Почему он так болезненно скрывал свое творчество? На их кафедре истории культуры было несколько сочинителей, и ни один не отказывался почитать вслух за праздничным столом, составленным из нескольких студенческих. Никита о таком и помыслить не мог. У него начинало выскакивать сердце, и холодом сводило руки, стоило ему лишь мельком представить, что он может вот так же подняться с рюмкой в руке и вместо какого-нибудь дурацкого веселого тоста прочесть те строки, которые на самом деле были и не стихами даже, а безудержным стоном, который каким-то чудом удавалось передавать знаками и наносить на бумагу…
И почему он не боялся этого в «Богеме», их чердачном… клубе – не клубе, студии – не студии?.. А оказалось, что скрываться следовало как раз от тех, кого Никита считал чуть ли не братьями. Родных у него не было, только сестра, которая к тому же была моложе на несколько лет, а ему всегда хотелось испытать теплоту братства. Теперь он чаще вспоминал о Каине с Авелем…
Отмахиваясь от запоздалых сожалений, как от оголтелых комарих, Никита вышел из комнаты и увидел отца там, где и ожидал: на кухне в окружении кошек. Все, кроме него самого, чинно завтракали из маленьких пластмассовых блюдец, расставленных по полу в шахматном порядке. На Никиту никто не обратил особого внимания, только две самые тощие, видимо, не так давно вышедшие из городских джунглей, стали нервно оглядываться, угрожающе подергивая хвостами.
– Привет, пап, – сказал он как ни в чем не бывало, по лицу отца мгновенно угадав, что и тот собирается вести себя как ни в чем не бывало. – Очередная партия вдов и сирот? Как ты ухитряешься изловить такую ораву?

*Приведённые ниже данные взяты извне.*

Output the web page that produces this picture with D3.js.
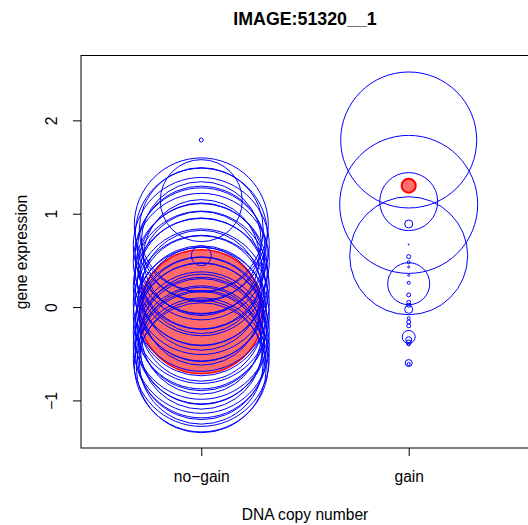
<!DOCTYPE html>
<html>
<head>
<meta charset="utf-8">
<script src="https://cdn.jsdelivr.net/npm/d3@7"></script>
<style>
  body { margin: 0; background: #fff; }
  text { font-family: "Liberation Sans", Arial, sans-serif; fill: #000; }
</style>
</head>
<body>
<svg width="528" height="525"></svg>
<script>
// groups on the x axis
const groups = ['no\u2212gain', 'gain'];
const yTicks = [-1, 0, 1, 2];

// no-gain samples: expression value and circle size (px)
const noGainExpr = [0.88, 0.83, 0.78, 0.70, 0.66, 0.61, 0.57, 0.53, 0.49, 0.44, 0.40, 0.37, 0.31, 0.27,
  0.22, 0.18, 0.13, 0.09, 0.04, 0.01, -0.04, -0.09, -0.13, -0.17, -0.21, -0.26, -0.29, -0.33,
  -0.37, -0.41, -0.44, -0.48, -0.52, -0.55, -0.59, -0.62, -0.65,
  1.79, 1.14, 0.55];
const noGainSize = [67, 62, 66, 60, 68, 64, 66, 58, 68, 63, 66, 61, 67, 64,
  68, 60, 66, 63, 68, 59, 65, 68, 62, 66, 64, 68, 60, 66,
  63, 68, 61, 66, 64, 68, 62, 67, 65,
  2, 41, 10];

// gain samples
const gainExpr = [1.79, 1.10, 0.55, 1.13, 0.25, 0.89, 0.67, 0.54, 0.48, 0.43, 0.34, 0.26, 0.13, 0.05, 0.02,
  -0.025, -0.12, -0.16, -0.20, -0.32, -0.35, -0.38, -0.40, -0.60, -0.61];
const gainSize = [68, 69, 59, 29, 21, 4, 0.5, 2, 1.5, 1, 1, 1.5, 2, 2, 2,
  4, 1.5, 2, 2, 6.5, 3, 2.5, 1.5, 3.5, 1.5];

// highlighted samples (one per group)
const hiGroup = [1, 2];
const hiExpr = [-0.05, 1.30];
const hiSize = [62, 7];

const svg = d3.select('svg');

const x = d3.scaleLinear().domain([0.42, 2.58]).range([81, 529]);
const y = d3.scaleLinear().domain([-1.51, 2.695]).range([448, 55.5]);
const r = d3.scaleLinear().domain([0, 70]).range([0, 70]);

// highlighted big one goes under the blue rings
svg.append('circle')
  .attr('cx', x(hiGroup[0]))
  .attr('cy', y(hiExpr[0]))
  .attr('r', r(hiSize[0]))
  .attr('fill', '#ff6b6b')
  .attr('stroke', '#ff0000')
  .attr('stroke-width', 1.5);

// blue rings
function addRings(vals, sizes, g) {
  svg.append('g')
    .selectAll('circle')
    .data(vals)
    .enter()
    .append('circle')
    .attr('cx', x(g))
    .attr('cy', d => y(d))
    .attr('r', (d, i) => r(sizes[i]))
    .attr('fill', 'none')
    .attr('stroke', '#0000ff')
    .attr('stroke-width', 1);
}
addRings(noGainExpr, noGainSize, 1);
addRings(gainExpr, gainSize, 2);

// small highlighted one in the gain group
svg.append('circle')
  .attr('cx', x(hiGroup[1]))
  .attr('cy', y(hiExpr[1]))
  .attr('r', r(hiSize[1]))
  .attr('fill', '#ff7070')
  .attr('stroke', '#ff0000')
  .attr('stroke-width', 2);

// plot box
svg.append('rect')
  .attr('x', 81).attr('y', 55.5)
  .attr('width', 448).attr('height', 392.5)
  .attr('fill', 'none')
  .attr('stroke', '#000')
  .attr('stroke-width', 1);

// y axis (labels parallel to the axis, like R)
const yAxis = svg.append('g')
  .attr('transform', 'translate(81,0)')
  .call(d3.axisLeft(y).tickValues(yTicks).tickSize(8)
    .tickFormat(d => d < 0 ? '\u2212' + Math.abs(d) : d));
yAxis.select('.domain').remove();
yAxis.selectAll('text')
  .attr('x', null).attr('dy', null)
  .attr('transform', 'translate(-24,0) rotate(-90)')
  .attr('text-anchor', 'middle')
  .style('font-size', '15.6px')
  .style('font-family', '"Liberation Sans", Arial, sans-serif');

// x axis
const xAxis = svg.append('g')
  .attr('transform', 'translate(0,448)')
  .call(d3.axisBottom(x).tickValues([1, 2]).tickSize(8)
    .tickFormat(d => groups[d - 1]));
xAxis.select('.domain').remove();
xAxis.selectAll('text')
  .attr('y', 34).attr('dy', null)
  .style('font-size', '15.6px')
  .style('font-family', '"Liberation Sans", Arial, sans-serif');

// titles
svg.append('text')
  .attr('x', 305).attr('y', 25)
  .attr('text-anchor', 'middle')
  .style('font-size', '17.8px')
  .style('font-weight', 'bold')
  .text('IMAGE:51320__1');

svg.append('text')
  .attr('x', 305).attr('y', 520)
  .attr('text-anchor', 'middle')
  .style('font-size', '15.6px')
  .text('DNA copy number');

svg.append('text')
  .attr('transform', 'translate(27,252) rotate(-90)')
  .attr('text-anchor', 'middle')
  .style('font-size', '15.6px')
  .text('gene expression');
</script>
</body>
</html>
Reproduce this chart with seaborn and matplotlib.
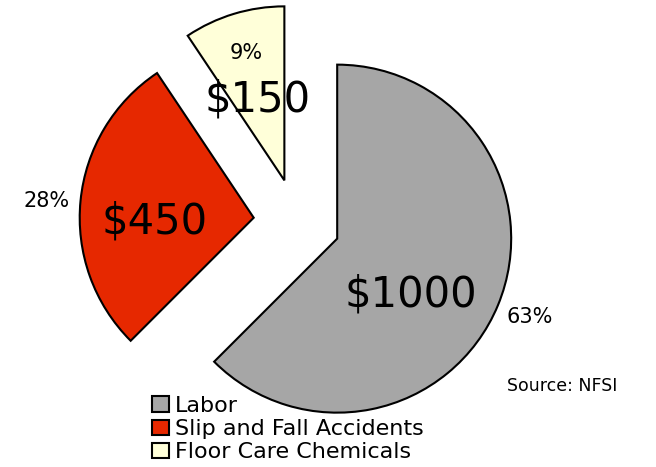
import matplotlib
matplotlib.use("Agg")
import matplotlib.pyplot as plt
import seaborn as sns

categories = ["Labor", "Slip and Fall Accidents", "Floor Care Chemicals"]
costs = [1000, 450, 150]
value_labels = ["$1000", "$450", "$150"]
pct_labels = ["63%", "28%", "9%"]
colors = ["#A6A6A6", "#E62800", "#FFFFD9"]

sns.set_theme(style="white")
plt.rcParams["font.family"] = ["DejaVu Sans"]
plt.rcParams["text.color"] = "black"

fig = plt.figure(figsize=(6.56, 4.67), dpi=100)
ax = fig.add_axes([0, 0, 1, 1])
ax.axis("off")

wedges, texts, autotexts = ax.pie(
    costs,
    labels=pct_labels,
    colors=colors,
    explode=[0.25, 0.25, 0.25],
    startangle=90,
    counterclock=False,
    autopct=lambda p: "",
    pctdistance=0.5,
    labeldistance=1.2,
    wedgeprops=dict(edgecolor="black", linewidth=1.5),
    textprops=dict(fontsize=15, color="black"),
)

# label placements relative to each exploded slice's apex (radius units)
value_offsets = [(0.425, -0.322), (-0.569, -0.023), (-0.155, 0.466)]
pct_offsets = [(1.109, -0.448), (-1.19, 0.098), (-0.218, 0.730)]

for w, t, a, v, vo, po in zip(wedges, texts, autotexts, value_labels,
                              value_offsets, pct_offsets):
    cx, cy = w.center
    a.set_text(v)
    a.set_fontsize(30)
    a.set_ha("center")
    a.set_va("center")
    a.set_position((cx + vo[0], cy + vo[1]))
    t.set_ha("center")
    t.set_va("center")
    t.set_position((cx + po[0], cy + po[1]))

# data-to-pixel mapping: pie centre at (297, 222) px, radius 174 px
ax.set_aspect("auto")
ax.set_xlim(-297 / 174, (656 - 297) / 174)
ax.set_ylim(-(467 - 222) / 174, 222 / 174)

fig.text(562 / 656, 1 - 386 / 467, "Source: NFSI", fontsize=12.5,
         ha="center", va="center", color="black")

leg = fig.legend(
    wedges, categories,
    loc="upper left",
    bbox_to_anchor=(152 / 656, 1 - 396 / 467),
    frameon=False,
    fontsize=16,
    handlelength=0.75,
    handleheight=0.7,
    handletextpad=0.27,
    labelspacing=0.14,
    borderpad=0,
    borderaxespad=0,
)
for txt in leg.get_texts():
    txt.set_color("black")
for h in leg.legend_handles:
    h.set_linewidth(1.5)

fig.savefig("out.png", dpi=100)
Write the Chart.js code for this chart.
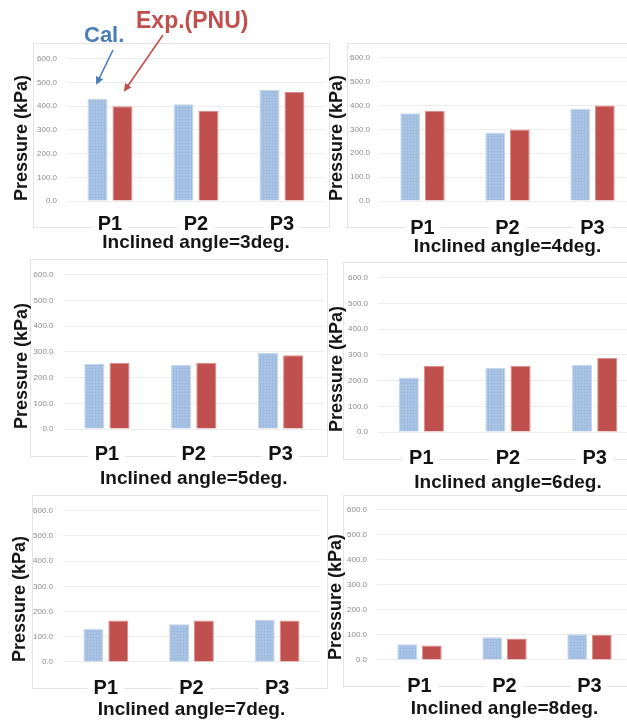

– Он издевается, господа! – объявил отец. – Да я уже не знаю, куда от них прятаться! У них же нюх, как у доберманов. Так и лезут со всех сторон…
Это было неправдой, и они оба это знали, но у Никиты не возникло ни малейшего желания уличать отца. Его невероятно трогали эти попытки прикрыть свою тоску старческим брюзжанием.
– От тебя вкусно пахнет, вот они и дуреют, – заметил он и заглянул в стоявшую на плите кастрюлю. – Овсянка? Ты кормишь кошек одной овсянкой? И они так лопают? Наверное, я чего-то не понимаю в этой жизни.
Отец степенно отозвался:
– Наверное, многого. Это завтрак английских принцесс.
– В Англии сейчас только одна принцесса, насколько я знаю.
– Всего? А нас еще смеют называть слаборазвитой страной! У нас с десяток принцесс на каждой помойке, – он любовно оглядел подрагивающие от спешки спинки. – Смотри, какая грация! А ведь все родились где-нибудь под расшатанным забором. Так что происхождение – это…
Не слушая, о чем говорит отец, Никита пробормотал:
– У тебя не осталось ни одного темного волоса…
Отец оглянулся, но с ответом помедлил. У него была большая голова и большие, почти черные, глаза, но все остальное выглядело мелковатым. Никита помнил, что уже лет с тринадцати гордился тем, что перерос отца. Теперь он никакой гордости не испытывал. Ему было жаль, что больше нельзя забраться к отцу на колени и выплакаться вволю, чтобы скопившееся горе опять не свело с ума…
– Мне ведь за шестьдесят, – негромко напомнил отец и отчего-то отвел глаза.
Никита сразу вспомнил то, к чему еще не успел привыкнуть: он и сам поседел в больнице.
– Говорят, ранняя седина от избытка кальция, – улыбнулся он.
– Правда? – подхватил отец. – Тогда это у нас, похоже, наследственное.
– Это? А я подозревал, что другое.
Быстро наклонившись, Никита схватил за хвост кошку с самой простонародной полосатой шкуркой и легонько потянул к себе. Тренированные уличными боями, лапы мгновенно растопырились, и кошка отчаянно заскребла когтями линолеум, пытаясь удержаться возле миски.
– Господа, у моего сына атрофировался мозг, – невозмутимо сообщил отец. – Она же отомстит. Это тебе не собака.
– Думаешь, они все мстят, когда обидишь? – Никита продолжал удерживать в кулаке гибкий сильный хвост, хотя думал уже не о животных.
Отец отозвался так, будто понял его:
– Может, и не все… Но если хотя бы одной из них вздумается это сделать, тебе мало не покажется.
Разжав руку, Никита осторожно погладил серый мех, под которым волнами прокатывалось раздражение. Ему показалось, что кошка отторгает его.
Он оставил ее в покое и опять заглянул в кастрюлю, на дне которой оставалось немного каши. Она сбилась жалким комочком и зябко ссохлась сверху, но Никита все равно спросил:
– Можно я доем? Желудок уже сам себя пожирать начал. Это, наверное, от таблеток.